Data shown:
....................

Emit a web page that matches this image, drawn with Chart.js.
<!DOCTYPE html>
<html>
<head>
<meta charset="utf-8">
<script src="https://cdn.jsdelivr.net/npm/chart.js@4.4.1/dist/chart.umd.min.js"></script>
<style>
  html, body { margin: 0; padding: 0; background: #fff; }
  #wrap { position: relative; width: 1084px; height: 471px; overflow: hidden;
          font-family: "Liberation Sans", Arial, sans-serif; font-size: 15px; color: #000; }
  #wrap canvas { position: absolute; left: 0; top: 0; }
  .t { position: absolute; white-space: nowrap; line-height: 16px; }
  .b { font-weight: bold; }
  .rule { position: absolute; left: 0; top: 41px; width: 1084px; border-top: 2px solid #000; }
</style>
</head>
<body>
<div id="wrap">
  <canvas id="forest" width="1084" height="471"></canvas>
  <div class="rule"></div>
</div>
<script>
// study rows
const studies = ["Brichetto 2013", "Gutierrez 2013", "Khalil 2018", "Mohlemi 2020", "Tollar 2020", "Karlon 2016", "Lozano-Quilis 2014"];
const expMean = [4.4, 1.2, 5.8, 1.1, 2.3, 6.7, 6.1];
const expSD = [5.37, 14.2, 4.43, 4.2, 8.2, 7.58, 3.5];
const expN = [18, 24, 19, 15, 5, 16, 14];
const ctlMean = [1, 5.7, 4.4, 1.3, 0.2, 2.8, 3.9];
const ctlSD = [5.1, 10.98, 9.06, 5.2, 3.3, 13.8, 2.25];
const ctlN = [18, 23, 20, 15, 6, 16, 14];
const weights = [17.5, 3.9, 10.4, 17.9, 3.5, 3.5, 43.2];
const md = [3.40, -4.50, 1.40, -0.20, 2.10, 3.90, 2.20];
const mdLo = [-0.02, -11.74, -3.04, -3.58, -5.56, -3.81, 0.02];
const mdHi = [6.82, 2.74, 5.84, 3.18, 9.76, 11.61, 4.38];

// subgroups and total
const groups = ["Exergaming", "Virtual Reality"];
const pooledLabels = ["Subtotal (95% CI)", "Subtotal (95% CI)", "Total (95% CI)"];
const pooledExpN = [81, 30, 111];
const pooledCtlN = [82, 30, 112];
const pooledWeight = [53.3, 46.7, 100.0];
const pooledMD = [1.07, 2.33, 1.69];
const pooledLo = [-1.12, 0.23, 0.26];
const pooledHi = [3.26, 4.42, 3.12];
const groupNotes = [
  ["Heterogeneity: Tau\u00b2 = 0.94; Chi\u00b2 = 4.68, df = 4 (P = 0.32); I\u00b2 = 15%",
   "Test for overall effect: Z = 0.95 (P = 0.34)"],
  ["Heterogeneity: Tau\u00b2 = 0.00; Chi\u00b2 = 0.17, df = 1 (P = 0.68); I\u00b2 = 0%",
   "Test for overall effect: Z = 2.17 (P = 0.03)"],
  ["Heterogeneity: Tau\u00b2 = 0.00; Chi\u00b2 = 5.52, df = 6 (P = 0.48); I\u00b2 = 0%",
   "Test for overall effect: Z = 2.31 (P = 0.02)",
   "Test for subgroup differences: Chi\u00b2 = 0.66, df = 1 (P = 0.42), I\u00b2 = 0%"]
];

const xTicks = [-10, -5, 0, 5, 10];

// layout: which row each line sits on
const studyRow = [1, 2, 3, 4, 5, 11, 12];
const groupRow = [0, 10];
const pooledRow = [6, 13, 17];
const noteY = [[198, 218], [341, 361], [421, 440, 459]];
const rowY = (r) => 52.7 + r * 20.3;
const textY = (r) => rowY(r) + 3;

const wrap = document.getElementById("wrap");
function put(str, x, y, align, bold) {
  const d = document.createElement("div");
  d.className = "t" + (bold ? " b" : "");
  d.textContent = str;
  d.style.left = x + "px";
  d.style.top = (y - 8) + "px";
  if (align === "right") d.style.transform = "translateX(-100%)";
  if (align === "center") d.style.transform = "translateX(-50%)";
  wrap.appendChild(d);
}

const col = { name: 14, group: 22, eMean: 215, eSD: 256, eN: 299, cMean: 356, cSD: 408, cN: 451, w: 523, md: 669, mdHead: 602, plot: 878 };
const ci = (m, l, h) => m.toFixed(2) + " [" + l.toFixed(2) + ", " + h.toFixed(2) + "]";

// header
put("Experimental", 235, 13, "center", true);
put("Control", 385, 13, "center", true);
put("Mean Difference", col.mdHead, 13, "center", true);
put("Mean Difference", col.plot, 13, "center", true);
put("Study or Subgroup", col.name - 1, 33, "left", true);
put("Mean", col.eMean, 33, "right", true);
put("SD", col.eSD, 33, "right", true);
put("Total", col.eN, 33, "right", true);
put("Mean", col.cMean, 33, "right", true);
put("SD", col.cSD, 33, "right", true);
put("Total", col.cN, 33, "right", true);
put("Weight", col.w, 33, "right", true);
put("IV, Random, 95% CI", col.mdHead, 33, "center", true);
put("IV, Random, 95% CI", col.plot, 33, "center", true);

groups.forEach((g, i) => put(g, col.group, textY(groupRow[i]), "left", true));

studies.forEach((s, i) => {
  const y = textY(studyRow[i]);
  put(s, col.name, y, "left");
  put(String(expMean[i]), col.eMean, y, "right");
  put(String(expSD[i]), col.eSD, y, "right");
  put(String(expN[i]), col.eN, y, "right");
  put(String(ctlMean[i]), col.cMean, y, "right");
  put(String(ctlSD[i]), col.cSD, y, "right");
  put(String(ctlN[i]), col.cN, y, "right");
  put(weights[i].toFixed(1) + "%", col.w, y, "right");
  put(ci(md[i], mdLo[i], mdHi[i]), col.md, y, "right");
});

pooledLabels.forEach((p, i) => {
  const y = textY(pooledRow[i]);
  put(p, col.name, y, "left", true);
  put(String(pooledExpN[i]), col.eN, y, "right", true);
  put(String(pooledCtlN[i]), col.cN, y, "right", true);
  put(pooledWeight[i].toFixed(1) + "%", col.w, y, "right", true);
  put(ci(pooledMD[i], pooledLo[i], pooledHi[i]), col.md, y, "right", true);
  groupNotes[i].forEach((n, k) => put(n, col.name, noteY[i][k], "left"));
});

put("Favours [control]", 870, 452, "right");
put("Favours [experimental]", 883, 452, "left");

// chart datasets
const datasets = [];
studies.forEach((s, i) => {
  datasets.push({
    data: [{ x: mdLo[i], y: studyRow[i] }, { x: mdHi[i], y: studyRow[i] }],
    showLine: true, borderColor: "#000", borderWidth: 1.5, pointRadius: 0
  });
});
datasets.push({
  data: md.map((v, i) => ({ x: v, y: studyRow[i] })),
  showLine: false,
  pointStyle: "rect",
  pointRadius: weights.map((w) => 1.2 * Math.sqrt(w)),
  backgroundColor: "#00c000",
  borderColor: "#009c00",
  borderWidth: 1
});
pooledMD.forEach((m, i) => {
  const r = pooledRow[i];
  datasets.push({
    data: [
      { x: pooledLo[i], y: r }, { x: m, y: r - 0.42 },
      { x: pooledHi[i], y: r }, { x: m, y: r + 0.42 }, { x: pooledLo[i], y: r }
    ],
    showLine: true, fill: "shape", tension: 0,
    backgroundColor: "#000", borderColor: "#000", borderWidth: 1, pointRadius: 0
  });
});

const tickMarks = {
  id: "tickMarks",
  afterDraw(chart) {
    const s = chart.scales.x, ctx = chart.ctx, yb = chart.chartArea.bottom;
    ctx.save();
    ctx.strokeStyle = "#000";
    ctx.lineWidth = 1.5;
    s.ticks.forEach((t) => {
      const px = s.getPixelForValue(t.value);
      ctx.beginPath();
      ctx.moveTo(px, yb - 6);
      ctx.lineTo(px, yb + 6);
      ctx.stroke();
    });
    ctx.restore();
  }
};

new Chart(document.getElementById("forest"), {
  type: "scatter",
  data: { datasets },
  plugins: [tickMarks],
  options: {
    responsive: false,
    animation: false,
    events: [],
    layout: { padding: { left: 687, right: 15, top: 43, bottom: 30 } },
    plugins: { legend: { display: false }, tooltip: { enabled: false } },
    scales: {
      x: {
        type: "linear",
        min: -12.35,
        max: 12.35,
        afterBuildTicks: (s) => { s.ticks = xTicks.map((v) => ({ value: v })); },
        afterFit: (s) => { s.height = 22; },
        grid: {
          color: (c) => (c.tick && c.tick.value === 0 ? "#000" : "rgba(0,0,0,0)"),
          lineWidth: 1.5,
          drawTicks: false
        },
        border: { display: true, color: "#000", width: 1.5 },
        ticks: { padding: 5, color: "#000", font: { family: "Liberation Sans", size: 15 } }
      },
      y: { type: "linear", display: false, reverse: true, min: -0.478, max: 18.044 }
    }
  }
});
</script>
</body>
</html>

....................

Task goal:
In the listing above, please print only the lines from the first one to the line where "const mdHi = [6.82, 2.74, 5.84, 3.18, 9.76, 11.61, 4.38];" appears, exactly as written, both of those lines included.

The response:
Emit a web page that matches this image, drawn with Chart.js.
<!DOCTYPE html>
<html>
<head>
<meta charset="utf-8">
<script src="https://cdn.jsdelivr.net/npm/chart.js@4.4.1/dist/chart.umd.min.js"></script>
<style>
  html, body { margin: 0; padding: 0; background: #fff; }
  #wrap { position: relative; width: 1084px; height: 471px; overflow: hidden;
          font-family: "Liberation Sans", Arial, sans-serif; font-size: 15px; color: #000; }
  #wrap canvas { position: absolute; left: 0; top: 0; }
  .t { position: absolute; white-space: nowrap; line-height: 16px; }
  .b { font-weight: bold; }
  .rule { position: absolute; left: 0; top: 41px; width: 1084px; border-top: 2px solid #000; }
</style>
</head>
<body>
<div id="wrap">
  <canvas id="forest" width="1084" height="471"></canvas>
  <div class="rule"></div>
</div>
<script>
// study rows
const studies = ["Brichetto 2013", "Gutierrez 2013", "Khalil 2018", "Mohlemi 2020", "Tollar 2020", "Karlon 2016", "Lozano-Quilis 2014"];
const expMean = [4.4, 1.2, 5.8, 1.1, 2.3, 6.7, 6.1];
const expSD = [5.37, 14.2, 4.43, 4.2, 8.2, 7.58, 3.5];
const expN = [18, 24, 19, 15, 5, 16, 14];
const ctlMean = [1, 5.7, 4.4, 1.3, 0.2, 2.8, 3.9];
const ctlSD = [5.1, 10.98, 9.06, 5.2, 3.3, 13.8, 2.25];
const ctlN = [18, 23, 20, 15, 6, 16, 14];
const weights = [17.5, 3.9, 10.4, 17.9, 3.5, 3.5, 43.2];
const md = [3.40, -4.50, 1.40, -0.20, 2.10, 3.90, 2.20];
const mdLo = [-0.02, -11.74, -3.04, -3.58, -5.56, -3.81, 0.02];
const mdHi = [6.82, 2.74, 5.84, 3.18, 9.76, 11.61, 4.38];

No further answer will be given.